What did you think of the judges?

I can't say that there's anything weird about them. They're great personalities and they make the show great to watch.

What was the hardest for you?

Failing consistently. Consistently failing every day; waking up in the morning to go. And I try to overcome something and that day you don't overcome it – that was painful.

Because you wake up in the morning – firstly I don't want to leave my bed, it's comfortable, and I'm very good at this sleeping thing – and you get out of the house. I live very nearby the studio, and you get to the studio, with positivity, and changing your mindset, being positive. And 4 hours in, it's not gotten better! [ha ha]

And I'd go "Why? Why? What's wrong with me?" It was hard not being able to overcome what all the self help books told me to do. [ha ha]

What did you not expect about this journey?

I didn't expect to turn out to be the person that I now know I am. I didn't expect to get a new person. What my expectation was, was to come to this show, be myself – as I've understood that person to be – and make the world fall in love with that person.

I had expected to overcome certain challenges, I had expected to grow as a human being of course. But I had not expected to meet this entirely new human being who has got entirely new dreams and perspective about things.

I wanted to ask what did you learn about yourself, so is that what you learnt. And how did you change?

I am emotional. I always knew that I'm emotional but I said it with my mouth. I take things very badly. I have a tendency to feel sorry for myself. I have in the past at least sometimes not taken responsibility for things. I had an expectation that the world would do things for me. I had a sense of entitlement.

I thought talent was enough. So what I've learnt about myself was that I am not just that person. I thought that's who I was and in journeying with Nombulelo Hlathi ([professional dance partner] I learnt that's not who I am in my entirety.

I also learnt that yes, I am beautiful. That I am a beautiful human being, and that if I continue to attend and strive towards myself in uncovering the beautiful elements of myself, I will inspire other people to do the same. And we'll all share in this beauty and move forward together laughing and dancing – hopefully the jive and not the tango! I don't want to tango with the world! [ha ha]

How do you feel about being voted out and did you expect it?

I did not expect to be voted out at all. I thought it's very possible that I might make it to the dance-off, but I thought in the dance-off I would definitely clinch it back.

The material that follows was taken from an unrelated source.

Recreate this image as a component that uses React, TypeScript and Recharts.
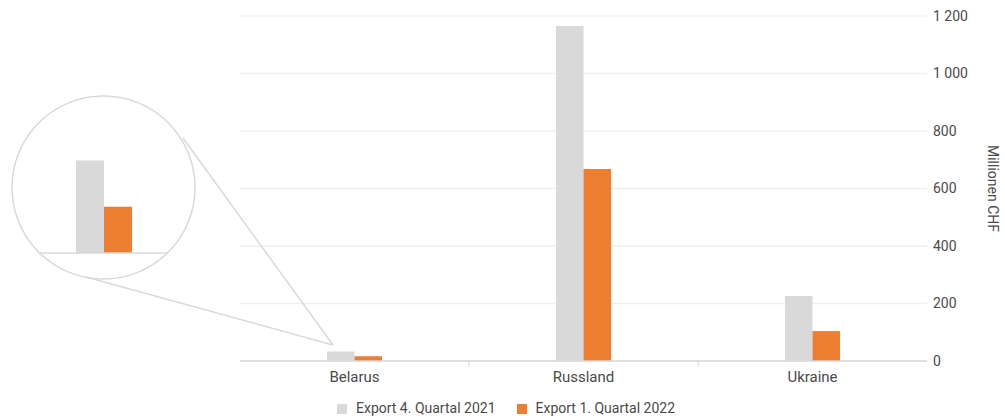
import { BarChart, Bar, XAxis, YAxis, CartesianGrid, Legend, ReferenceLine } from 'recharts';

const countries = ['Belarus', 'Russland', 'Ukraine'];
const export2021Q4 = [33, 1165, 226];
const export2022Q1 = [16.5, 668, 104];
const yTicks = [0, 200, 400, 600, 800, 1000, 1200];

const GREY = '#d9d9d9';
const ORANGE = '#ed7d31';
const TEXT = '#4a4a4a';
const FONT = 'Roboto, "Noto Sans", sans-serif';

const data = countries.map((name, i) => ({ name, exp2021: export2021Q4[i], exp2022: export2022Q1[i] }));

// "1 200" style thousands separator
const fmt = (v: number) =>
  v >= 1000 ? `${Math.floor(v / 1000)} ${String(v % 1000).padStart(3, '0')}` : String(v);

// category label + small tick marks on the band boundaries
const CategoryTick = ({ x, y, payload, index }: any) => {
  const half = payload?.offset ?? 114.5;
  const axisY = y - 8;
  return (
    <g>
      {index > 0 && (
        <line x1={x - half} x2={x - half} y1={axisY} y2={axisY + 6} stroke={GREY} strokeWidth={1} />
      )}
      <text x={x} y={y + 2} dy="0.71em" textAnchor="middle" fill={TEXT} fontSize={15} fontFamily={FONT}>
        {payload.value}
      </text>
    </g>
  );
};

const UnitLabel = ({ viewBox }: any) => {
  const x = viewBox.x + viewBox.width - 12;
  const y = viewBox.y + viewBox.height / 2;
  return (
    <text x={x} y={y} transform={`rotate(90, ${x}, ${y})`} textAnchor="middle" dominantBaseline="central"
      fill={TEXT} fontSize={14} fontFamily={FONT}>
      Millionen CHF
    </text>
  );
};

export default function App() {
  return (
    <div style={{ position: 'absolute', left: 0, top: 0, width: 1005, height: 416, background: '#fff' }}>
      <style>{`body{margin:0}`}</style>
      <BarChart
        width={1005}
        height={416}
        data={data}
        margin={{ top: 16, right: 0, bottom: 0, left: 240 }}
        barGap={0}
        style={{ fontFamily: FONT }}
      >
        <CartesianGrid vertical={false} stroke="#efefef" strokeWidth={1.5} />
        <XAxis
          dataKey="name"
          height={39}
          axisLine={{ stroke: GREY, strokeWidth: 1.5 }}
          tickLine={false}
          tickSize={6}
          tickMargin={2}
          tick={<CategoryTick />}
        />
        <YAxis
          orientation="right"
          width={78}
          domain={[0, 1200]}
          ticks={yTicks}
          tickFormatter={fmt}
          axisLine={false}
          tickLine={false}
          tickSize={0}
          tickMargin={6}
          tick={{ fill: TEXT, fontSize: 14, fontFamily: FONT }}
          label={<UnitLabel />}
        />
        <Legend
          verticalAlign="bottom"
          iconType="square"
          iconSize={10}
          itemSorter="dataKey"
          wrapperStyle={{ left: 14, width: 1005, fontSize: 14, fontFamily: FONT }}
          formatter={(value) => (
            <span style={{ color: TEXT, paddingLeft: 5, paddingRight: 11 }}>{value}</span>
          )}
        />
        <Bar dataKey="exp2021" name="Export 4. Quartal 2021" fill={GREY} barSize={27.5} isAnimationActive={false} />
        <Bar dataKey="exp2022" name="Export 1. Quartal 2022" fill={ORANGE} barSize={27.5} isAnimationActive={false} />
      </BarChart>

      {/* magnifier circle and connector lines */}
      <svg width={1005} height={416} style={{ position: 'absolute', left: 0, top: 0, pointerEvents: 'none' }}>
        <circle cx={103.5} cy={187.5} r={91.5} fill="none" stroke={GREY} strokeWidth={1.5} />
        <line x1={183} y1={138} x2={333} y2={345} stroke={GREY} strokeWidth={1.5} />
        <line x1={86} y1={277} x2={333} y2={345} stroke={GREY} strokeWidth={1.5} />
      </svg>

      {/* magnified Belarus bars */}
      <div style={{ position: 'absolute', left: 39.5, top: 96 }}>
        <BarChart width={128} height={159} data={[data[0]]} margin={{ top: 0, right: 0, bottom: 2, left: 0 }} barGap={0}>
          <XAxis dataKey="name" hide />
          <YAxis hide domain={[0, 56]} allowDataOverflow />
          <ReferenceLine y={0} stroke={GREY} strokeWidth={1.5} />
          <Bar dataKey="exp2021" fill={GREY} barSize={28} isAnimationActive={false} />
          <Bar dataKey="exp2022" fill={ORANGE} barSize={28} isAnimationActive={false} />
        </BarChart>
      </div>
    </div>
  );
}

But I don't feel hard done. Nombulelo says when your body has reached its limit, its only done 40%. I wish I had pushed myself further to find out. I thought I had pushed myself to the limit, I thought I had done everything I could. So I didn't think that effort that epic would go unrewarded in the sense that I had imagined that you'd read stories of a young man who had overcome all sorts of other things and now overcoming dance. [ha ha] And not being offended by someone calling him "twinkletoes".

My life has been changed dramatically. I didn't expect it. It's a testimony to the fact that things do happen but I don't feel hard done, I don't feel that it was unfair, and I don't think that I've lost anything. I'm very happy for the people who are remaining. I'm friends with them, a lot of them are close friends now. I've not lost, I only gained.

How did your body change? And did that change your attitude about your body?

I looked at my body in the mirror the other day. And I usually don't because my body wasn't something to look at – not something really special. And then I was looking at my body and going "wow, hold on, I've never seen those muscles in my life before!"

It felt as if I was going through puberty all over again. I thought "oh I'm going to be emotional". And I was. I really was.

My muscles are developing. I have these shoulder muscles between my neck and shoulders. My back, my back muscles are becoming ripped. I even think I've seen one of my six-pack. [ha ha] So I think I might be able to take on gymming. I think gym and some cardio, I hope. Like running.